_Given information_
++++++

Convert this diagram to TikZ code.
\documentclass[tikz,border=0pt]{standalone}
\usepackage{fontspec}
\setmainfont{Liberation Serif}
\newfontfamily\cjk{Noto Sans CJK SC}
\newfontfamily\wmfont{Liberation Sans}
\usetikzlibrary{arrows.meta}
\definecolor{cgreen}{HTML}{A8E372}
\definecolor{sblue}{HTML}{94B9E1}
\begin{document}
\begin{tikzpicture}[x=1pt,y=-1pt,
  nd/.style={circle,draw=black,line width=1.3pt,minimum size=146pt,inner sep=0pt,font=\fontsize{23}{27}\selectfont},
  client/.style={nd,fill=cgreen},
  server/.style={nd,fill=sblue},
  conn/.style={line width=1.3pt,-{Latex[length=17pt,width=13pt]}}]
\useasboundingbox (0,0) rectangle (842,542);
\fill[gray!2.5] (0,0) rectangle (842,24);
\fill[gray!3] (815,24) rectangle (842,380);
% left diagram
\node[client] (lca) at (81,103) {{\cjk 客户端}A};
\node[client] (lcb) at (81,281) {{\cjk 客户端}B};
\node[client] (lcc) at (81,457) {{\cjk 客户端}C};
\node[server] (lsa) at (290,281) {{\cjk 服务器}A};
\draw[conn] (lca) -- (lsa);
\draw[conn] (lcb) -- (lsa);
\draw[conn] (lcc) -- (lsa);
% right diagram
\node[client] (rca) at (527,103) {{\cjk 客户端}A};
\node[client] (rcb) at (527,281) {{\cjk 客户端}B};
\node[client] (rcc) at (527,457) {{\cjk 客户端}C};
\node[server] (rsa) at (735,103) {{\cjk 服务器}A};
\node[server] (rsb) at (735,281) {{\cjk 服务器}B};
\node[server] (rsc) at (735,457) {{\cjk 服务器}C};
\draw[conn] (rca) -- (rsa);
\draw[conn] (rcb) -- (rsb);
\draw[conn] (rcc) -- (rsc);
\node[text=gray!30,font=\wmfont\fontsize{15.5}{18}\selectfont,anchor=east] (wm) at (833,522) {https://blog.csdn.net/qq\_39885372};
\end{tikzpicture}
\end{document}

++++++

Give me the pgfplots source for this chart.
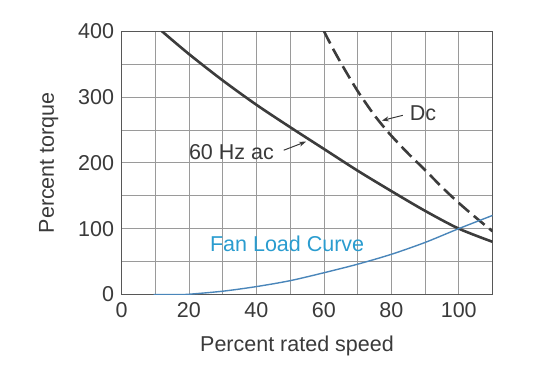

++++++

_Set problem_
Gather all the lines that include the word "diagram" and copy them out.

_Right answer_
Convert this diagram to TikZ code.
% left diagram
% right diagram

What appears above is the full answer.